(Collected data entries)
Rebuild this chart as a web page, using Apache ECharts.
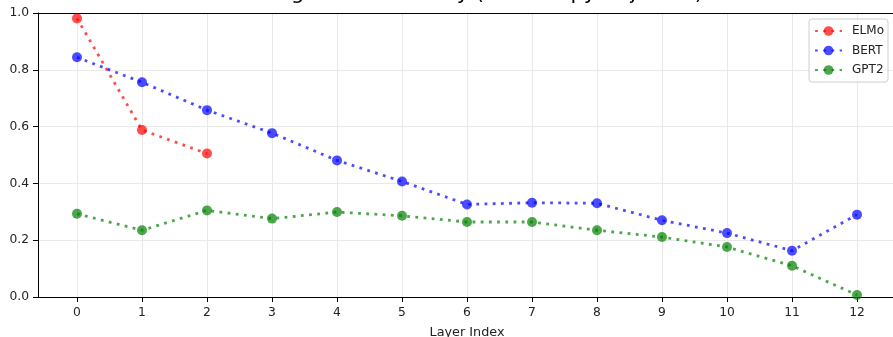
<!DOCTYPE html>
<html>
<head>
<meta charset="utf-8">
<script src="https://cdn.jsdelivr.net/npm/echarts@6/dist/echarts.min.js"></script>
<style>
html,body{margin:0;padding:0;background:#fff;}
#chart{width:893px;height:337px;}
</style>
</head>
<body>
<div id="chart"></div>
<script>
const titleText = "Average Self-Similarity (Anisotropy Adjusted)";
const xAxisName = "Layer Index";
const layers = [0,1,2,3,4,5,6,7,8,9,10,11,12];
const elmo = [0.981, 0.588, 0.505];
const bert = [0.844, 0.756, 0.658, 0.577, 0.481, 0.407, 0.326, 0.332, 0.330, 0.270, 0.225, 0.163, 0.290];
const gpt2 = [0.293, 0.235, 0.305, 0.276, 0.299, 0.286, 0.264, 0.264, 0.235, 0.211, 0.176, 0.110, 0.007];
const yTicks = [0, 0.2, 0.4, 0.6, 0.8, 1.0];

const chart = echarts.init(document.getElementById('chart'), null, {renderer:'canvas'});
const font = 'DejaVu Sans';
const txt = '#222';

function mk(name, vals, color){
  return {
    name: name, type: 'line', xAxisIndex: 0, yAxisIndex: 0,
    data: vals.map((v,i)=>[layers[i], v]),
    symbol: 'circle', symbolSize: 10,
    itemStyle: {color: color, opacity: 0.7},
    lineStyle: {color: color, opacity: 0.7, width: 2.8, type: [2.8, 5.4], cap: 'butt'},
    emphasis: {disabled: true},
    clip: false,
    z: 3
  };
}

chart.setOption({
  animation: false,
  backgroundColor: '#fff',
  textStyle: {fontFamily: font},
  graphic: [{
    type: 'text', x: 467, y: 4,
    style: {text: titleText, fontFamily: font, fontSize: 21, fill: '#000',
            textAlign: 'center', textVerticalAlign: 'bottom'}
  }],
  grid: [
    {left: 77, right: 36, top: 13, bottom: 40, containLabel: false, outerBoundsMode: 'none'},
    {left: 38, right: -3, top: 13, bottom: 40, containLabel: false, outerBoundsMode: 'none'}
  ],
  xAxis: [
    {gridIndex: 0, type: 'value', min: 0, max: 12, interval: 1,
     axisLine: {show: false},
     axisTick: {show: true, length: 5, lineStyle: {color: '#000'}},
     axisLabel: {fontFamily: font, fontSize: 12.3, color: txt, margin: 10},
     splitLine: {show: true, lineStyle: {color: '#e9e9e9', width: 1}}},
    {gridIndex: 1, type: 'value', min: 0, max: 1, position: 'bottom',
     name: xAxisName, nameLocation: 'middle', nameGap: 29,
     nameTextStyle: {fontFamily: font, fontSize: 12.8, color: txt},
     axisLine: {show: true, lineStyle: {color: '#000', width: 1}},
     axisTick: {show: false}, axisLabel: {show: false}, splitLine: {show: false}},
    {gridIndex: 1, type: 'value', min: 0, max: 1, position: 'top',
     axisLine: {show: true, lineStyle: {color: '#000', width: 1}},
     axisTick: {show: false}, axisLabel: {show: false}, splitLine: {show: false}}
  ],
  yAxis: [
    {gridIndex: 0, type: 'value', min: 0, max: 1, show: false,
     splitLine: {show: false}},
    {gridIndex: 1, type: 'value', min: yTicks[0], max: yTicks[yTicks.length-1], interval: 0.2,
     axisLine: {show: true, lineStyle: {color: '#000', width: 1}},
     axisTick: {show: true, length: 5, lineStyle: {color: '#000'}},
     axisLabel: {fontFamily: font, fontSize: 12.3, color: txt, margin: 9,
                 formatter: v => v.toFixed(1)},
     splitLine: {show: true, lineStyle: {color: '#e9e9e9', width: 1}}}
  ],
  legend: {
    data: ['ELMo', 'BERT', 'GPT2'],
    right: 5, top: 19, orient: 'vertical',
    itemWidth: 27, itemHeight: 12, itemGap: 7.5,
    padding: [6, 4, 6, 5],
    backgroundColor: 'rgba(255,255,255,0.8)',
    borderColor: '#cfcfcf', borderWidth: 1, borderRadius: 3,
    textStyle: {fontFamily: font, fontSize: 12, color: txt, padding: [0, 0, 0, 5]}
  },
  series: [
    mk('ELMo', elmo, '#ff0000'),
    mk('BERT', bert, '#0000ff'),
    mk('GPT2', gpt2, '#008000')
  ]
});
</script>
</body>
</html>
...
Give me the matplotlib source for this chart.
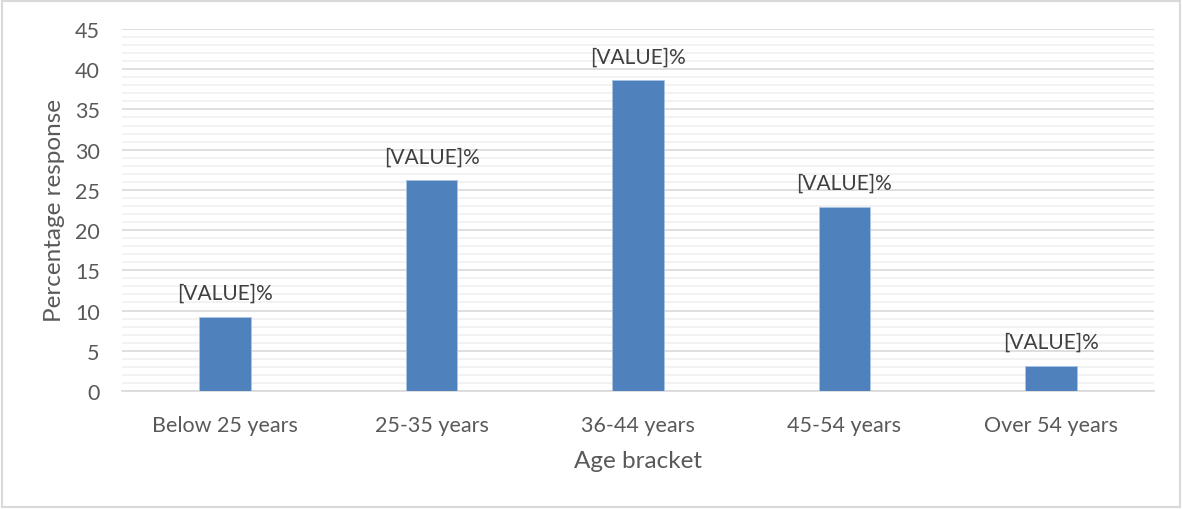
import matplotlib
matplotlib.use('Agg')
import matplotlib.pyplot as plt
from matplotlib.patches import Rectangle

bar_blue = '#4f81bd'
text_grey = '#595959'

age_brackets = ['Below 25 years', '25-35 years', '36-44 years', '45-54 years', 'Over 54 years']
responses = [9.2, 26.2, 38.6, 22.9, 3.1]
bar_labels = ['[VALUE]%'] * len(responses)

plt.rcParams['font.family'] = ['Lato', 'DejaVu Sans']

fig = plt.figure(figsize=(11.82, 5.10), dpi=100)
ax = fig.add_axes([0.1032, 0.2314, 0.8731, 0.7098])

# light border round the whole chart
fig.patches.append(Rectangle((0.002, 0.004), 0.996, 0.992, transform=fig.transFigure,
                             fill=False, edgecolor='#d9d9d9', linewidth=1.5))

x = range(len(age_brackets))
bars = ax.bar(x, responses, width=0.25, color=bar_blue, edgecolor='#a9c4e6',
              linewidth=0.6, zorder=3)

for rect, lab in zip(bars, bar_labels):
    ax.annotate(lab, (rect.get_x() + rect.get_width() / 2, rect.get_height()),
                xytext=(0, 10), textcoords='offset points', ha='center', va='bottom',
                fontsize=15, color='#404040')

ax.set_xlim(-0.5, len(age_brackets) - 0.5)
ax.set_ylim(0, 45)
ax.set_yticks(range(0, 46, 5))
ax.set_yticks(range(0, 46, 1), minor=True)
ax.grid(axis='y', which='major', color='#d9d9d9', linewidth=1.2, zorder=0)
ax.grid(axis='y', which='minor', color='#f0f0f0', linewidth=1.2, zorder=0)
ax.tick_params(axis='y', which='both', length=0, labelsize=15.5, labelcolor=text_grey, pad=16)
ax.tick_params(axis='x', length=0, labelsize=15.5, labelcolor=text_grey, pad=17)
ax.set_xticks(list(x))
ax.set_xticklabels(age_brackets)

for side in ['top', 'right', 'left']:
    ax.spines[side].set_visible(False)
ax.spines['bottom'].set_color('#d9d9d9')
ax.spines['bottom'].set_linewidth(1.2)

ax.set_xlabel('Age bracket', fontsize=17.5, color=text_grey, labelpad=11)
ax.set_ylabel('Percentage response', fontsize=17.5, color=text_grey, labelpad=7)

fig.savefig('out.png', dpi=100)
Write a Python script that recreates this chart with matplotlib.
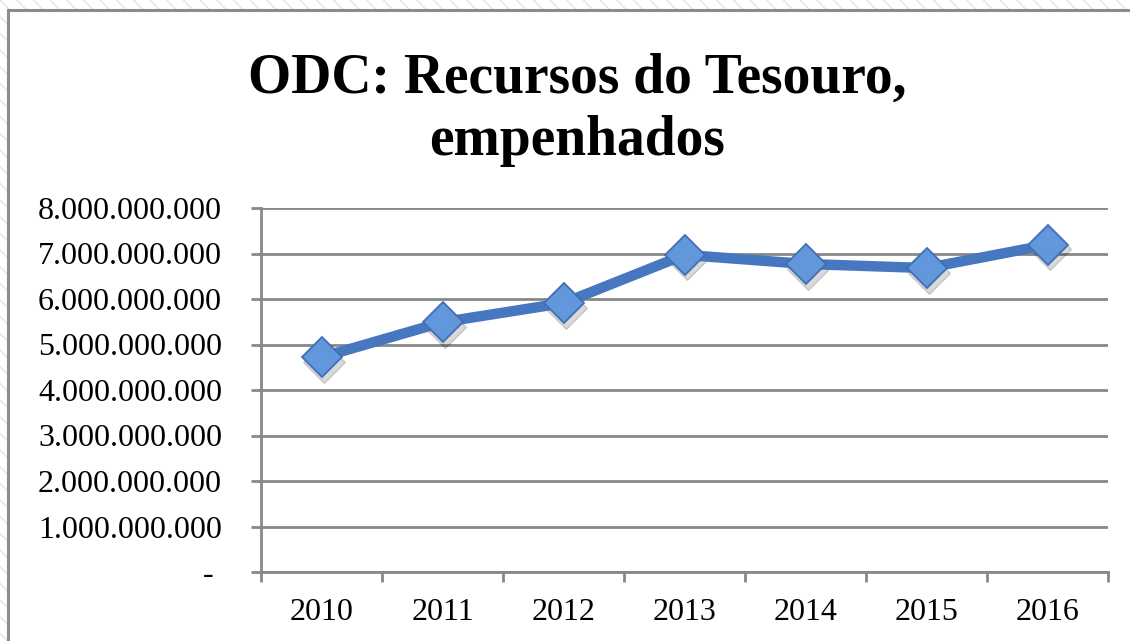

### Goal
Look above and copy only the lines from the one holding "Give me the matplotlib source for this chart." to the one holding "ax.set_xticklabels(age_brackets)", both included, exactly, minus the pictures.

### Result below
Give me the matplotlib source for this chart.
import matplotlib
matplotlib.use('Agg')
import matplotlib.pyplot as plt
from matplotlib.patches import Rectangle

bar_blue = '#4f81bd'
text_grey = '#595959'

age_brackets = ['Below 25 years', '25-35 years', '36-44 years', '45-54 years', 'Over 54 years']
responses = [9.2, 26.2, 38.6, 22.9, 3.1]
bar_labels = ['[VALUE]%'] * len(responses)

plt.rcParams['font.family'] = ['Lato', 'DejaVu Sans']

fig = plt.figure(figsize=(11.82, 5.10), dpi=100)
ax = fig.add_axes([0.1032, 0.2314, 0.8731, 0.7098])

# light border round the whole chart
fig.patches.append(Rectangle((0.002, 0.004), 0.996, 0.992, transform=fig.transFigure,
                             fill=False, edgecolor='#d9d9d9', linewidth=1.5))

x = range(len(age_brackets))
bars = ax.bar(x, responses, width=0.25, color=bar_blue, edgecolor='#a9c4e6',
              linewidth=0.6, zorder=3)

for rect, lab in zip(bars, bar_labels):
    ax.annotate(lab, (rect.get_x() + rect.get_width() / 2, rect.get_height()),
                xytext=(0, 10), textcoords='offset points', ha='center', va='bottom',
                fontsize=15, color='#404040')

ax.set_xlim(-0.5, len(age_brackets) - 0.5)
ax.set_ylim(0, 45)
ax.set_yticks(range(0, 46, 5))
ax.set_yticks(range(0, 46, 1), minor=True)
ax.grid(axis='y', which='major', color='#d9d9d9', linewidth=1.2, zorder=0)
ax.grid(axis='y', which='minor', color='#f0f0f0', linewidth=1.2, zorder=0)
ax.tick_params(axis='y', which='both', length=0, labelsize=15.5, labelcolor=text_grey, pad=16)
ax.tick_params(axis='x', length=0, labelsize=15.5, labelcolor=text_grey, pad=17)
ax.set_xticks(list(x))
ax.set_xticklabels(age_brackets)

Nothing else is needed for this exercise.